[EXERCISE GOAL] Your task is to transcribe all of the data below exactly, omitting the images.

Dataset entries
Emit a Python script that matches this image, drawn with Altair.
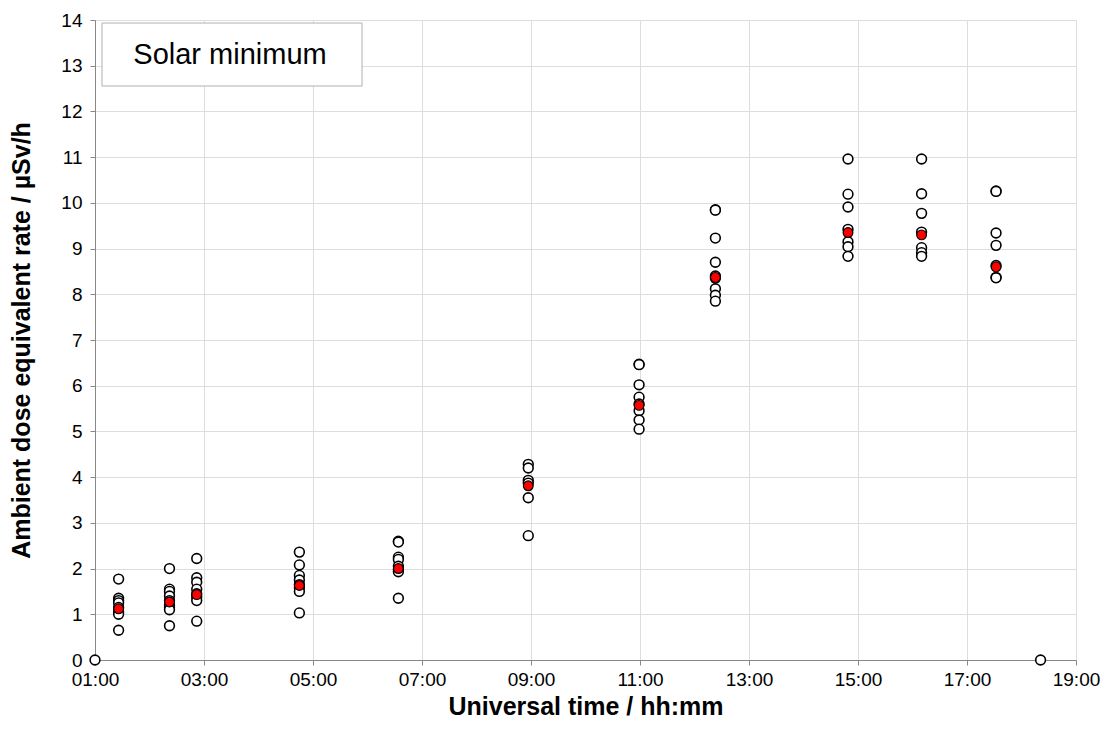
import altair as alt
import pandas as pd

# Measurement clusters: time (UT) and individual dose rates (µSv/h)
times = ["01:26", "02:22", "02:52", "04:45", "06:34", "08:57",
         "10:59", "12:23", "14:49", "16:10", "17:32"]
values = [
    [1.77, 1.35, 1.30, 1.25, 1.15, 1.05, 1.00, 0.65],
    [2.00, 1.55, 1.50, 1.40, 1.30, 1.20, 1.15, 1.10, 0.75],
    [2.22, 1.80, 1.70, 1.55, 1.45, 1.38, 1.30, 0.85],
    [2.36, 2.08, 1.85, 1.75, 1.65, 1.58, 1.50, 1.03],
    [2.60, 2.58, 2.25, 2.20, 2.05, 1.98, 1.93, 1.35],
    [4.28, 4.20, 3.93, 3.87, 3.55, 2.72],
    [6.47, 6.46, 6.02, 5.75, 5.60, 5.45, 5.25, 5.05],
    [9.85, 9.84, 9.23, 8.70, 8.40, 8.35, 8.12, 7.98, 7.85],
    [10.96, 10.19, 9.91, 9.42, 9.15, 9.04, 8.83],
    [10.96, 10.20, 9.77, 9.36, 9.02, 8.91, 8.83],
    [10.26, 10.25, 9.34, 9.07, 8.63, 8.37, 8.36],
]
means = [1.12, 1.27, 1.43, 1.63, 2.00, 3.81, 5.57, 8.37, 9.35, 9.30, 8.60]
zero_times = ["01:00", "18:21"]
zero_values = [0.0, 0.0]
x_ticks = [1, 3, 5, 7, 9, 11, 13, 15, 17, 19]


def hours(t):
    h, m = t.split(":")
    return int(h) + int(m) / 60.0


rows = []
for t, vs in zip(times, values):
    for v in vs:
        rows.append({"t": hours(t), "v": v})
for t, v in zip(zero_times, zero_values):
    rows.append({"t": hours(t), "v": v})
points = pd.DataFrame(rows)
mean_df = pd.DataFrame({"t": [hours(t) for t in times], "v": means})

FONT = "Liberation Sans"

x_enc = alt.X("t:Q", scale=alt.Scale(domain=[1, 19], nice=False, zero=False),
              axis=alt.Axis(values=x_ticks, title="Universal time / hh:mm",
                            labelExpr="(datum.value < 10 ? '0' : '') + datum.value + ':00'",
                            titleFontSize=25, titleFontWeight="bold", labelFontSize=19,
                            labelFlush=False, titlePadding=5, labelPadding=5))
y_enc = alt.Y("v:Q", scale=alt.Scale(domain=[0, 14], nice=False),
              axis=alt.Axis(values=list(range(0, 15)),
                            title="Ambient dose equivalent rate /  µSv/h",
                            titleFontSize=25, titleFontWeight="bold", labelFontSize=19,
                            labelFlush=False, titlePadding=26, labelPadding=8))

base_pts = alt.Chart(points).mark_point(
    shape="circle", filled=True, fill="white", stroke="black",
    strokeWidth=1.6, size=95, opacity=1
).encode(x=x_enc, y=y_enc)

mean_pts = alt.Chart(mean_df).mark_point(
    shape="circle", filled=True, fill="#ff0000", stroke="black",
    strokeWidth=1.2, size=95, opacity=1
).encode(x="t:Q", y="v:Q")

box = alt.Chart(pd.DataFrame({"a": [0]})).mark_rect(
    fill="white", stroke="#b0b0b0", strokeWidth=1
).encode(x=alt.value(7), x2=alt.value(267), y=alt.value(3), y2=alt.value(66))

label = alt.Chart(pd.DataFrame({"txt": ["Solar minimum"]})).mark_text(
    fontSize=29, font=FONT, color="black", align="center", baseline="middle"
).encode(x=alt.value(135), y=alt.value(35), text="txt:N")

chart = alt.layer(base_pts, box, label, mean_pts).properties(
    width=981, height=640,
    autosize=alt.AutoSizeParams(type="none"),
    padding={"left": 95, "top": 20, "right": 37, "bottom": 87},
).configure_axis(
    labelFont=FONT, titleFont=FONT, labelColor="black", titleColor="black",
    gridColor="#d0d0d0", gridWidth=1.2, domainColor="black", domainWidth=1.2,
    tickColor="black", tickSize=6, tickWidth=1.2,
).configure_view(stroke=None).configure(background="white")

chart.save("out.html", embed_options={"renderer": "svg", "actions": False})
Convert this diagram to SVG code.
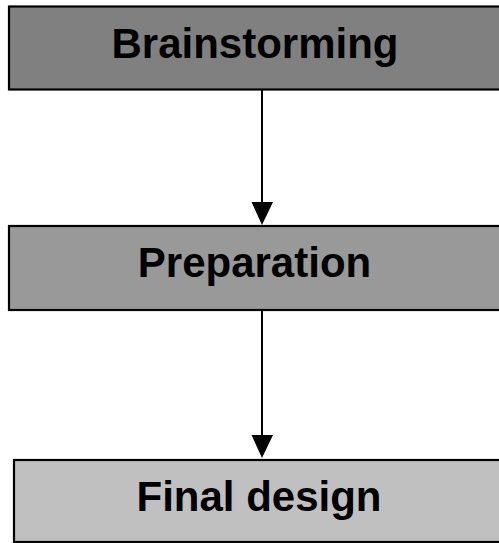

[THE COMPLETED TASK]
Emit a Python script that matches this image, drawn with Altair.
import altair as alt
import pandas as pd

# Measurement clusters: time (UT) and individual dose rates (µSv/h)
times = ["01:26", "02:22", "02:52", "04:45", "06:34", "08:57",
         "10:59", "12:23", "14:49", "16:10", "17:32"]
values = [
    [1.77, 1.35, 1.30, 1.25, 1.15, 1.05, 1.00, 0.65],
    [2.00, 1.55, 1.50, 1.40, 1.30, 1.20, 1.15, 1.10, 0.75],
    [2.22, 1.80, 1.70, 1.55, 1.45, 1.38, 1.30, 0.85],
    [2.36, 2.08, 1.85, 1.75, 1.65, 1.58, 1.50, 1.03],
    [2.60, 2.58, 2.25, 2.20, 2.05, 1.98, 1.93, 1.35],
    [4.28, 4.20, 3.93, 3.87, 3.55, 2.72],
    [6.47, 6.46, 6.02, 5.75, 5.60, 5.45, 5.25, 5.05],
    [9.85, 9.84, 9.23, 8.70, 8.40, 8.35, 8.12, 7.98, 7.85],
    [10.96, 10.19, 9.91, 9.42, 9.15, 9.04, 8.83],
    [10.96, 10.20, 9.77, 9.36, 9.02, 8.91, 8.83],
    [10.26, 10.25, 9.34, 9.07, 8.63, 8.37, 8.36],
]
means = [1.12, 1.27, 1.43, 1.63, 2.00, 3.81, 5.57, 8.37, 9.35, 9.30, 8.60]
zero_times = ["01:00", "18:21"]
zero_values = [0.0, 0.0]
x_ticks = [1, 3, 5, 7, 9, 11, 13, 15, 17, 19]


def hours(t):
    h, m = t.split(":")
    return int(h) + int(m) / 60.0


rows = []
for t, vs in zip(times, values):
    for v in vs:
        rows.append({"t": hours(t), "v": v})
for t, v in zip(zero_times, zero_values):
    rows.append({"t": hours(t), "v": v})
points = pd.DataFrame(rows)
mean_df = pd.DataFrame({"t": [hours(t) for t in times], "v": means})

FONT = "Liberation Sans"

x_enc = alt.X("t:Q", scale=alt.Scale(domain=[1, 19], nice=False, zero=False),
              axis=alt.Axis(values=x_ticks, title="Universal time / hh:mm",
                            labelExpr="(datum.value < 10 ? '0' : '') + datum.value + ':00'",
                            titleFontSize=25, titleFontWeight="bold", labelFontSize=19,
                            labelFlush=False, titlePadding=5, labelPadding=5))
y_enc = alt.Y("v:Q", scale=alt.Scale(domain=[0, 14], nice=False),
              axis=alt.Axis(values=list(range(0, 15)),
                            title="Ambient dose equivalent rate /  µSv/h",
                            titleFontSize=25, titleFontWeight="bold", labelFontSize=19,
                            labelFlush=False, titlePadding=26, labelPadding=8))

base_pts = alt.Chart(points).mark_point(
    shape="circle", filled=True, fill="white", stroke="black",
    strokeWidth=1.6, size=95, opacity=1
).encode(x=x_enc, y=y_enc)

mean_pts = alt.Chart(mean_df).mark_point(
    shape="circle", filled=True, fill="#ff0000", stroke="black",
    strokeWidth=1.2, size=95, opacity=1
).encode(x="t:Q", y="v:Q")

box = alt.Chart(pd.DataFrame({"a": [0]})).mark_rect(
    fill="white", stroke="#b0b0b0", strokeWidth=1
).encode(x=alt.value(7), x2=alt.value(267), y=alt.value(3), y2=alt.value(66))

label = alt.Chart(pd.DataFrame({"txt": ["Solar minimum"]})).mark_text(
    fontSize=29, font=FONT, color="black", align="center", baseline="middle"
).encode(x=alt.value(135), y=alt.value(35), text="txt:N")

chart = alt.layer(base_pts, box, label, mean_pts).properties(
    width=981, height=640,
    autosize=alt.AutoSizeParams(type="none"),
    padding={"left": 95, "top": 20, "right": 37, "bottom": 87},
).configure_axis(
    labelFont=FONT, titleFont=FONT, labelColor="black", titleColor="black",
    gridColor="#d0d0d0", gridWidth=1.2, domainColor="black", domainWidth=1.2,
    tickColor="black", tickSize=6, tickWidth=1.2,
).configure_view(stroke=None).configure(background="white")

chart.save("out.html", embed_options={"renderer": "svg", "actions": False})
Convert this diagram to SVG code.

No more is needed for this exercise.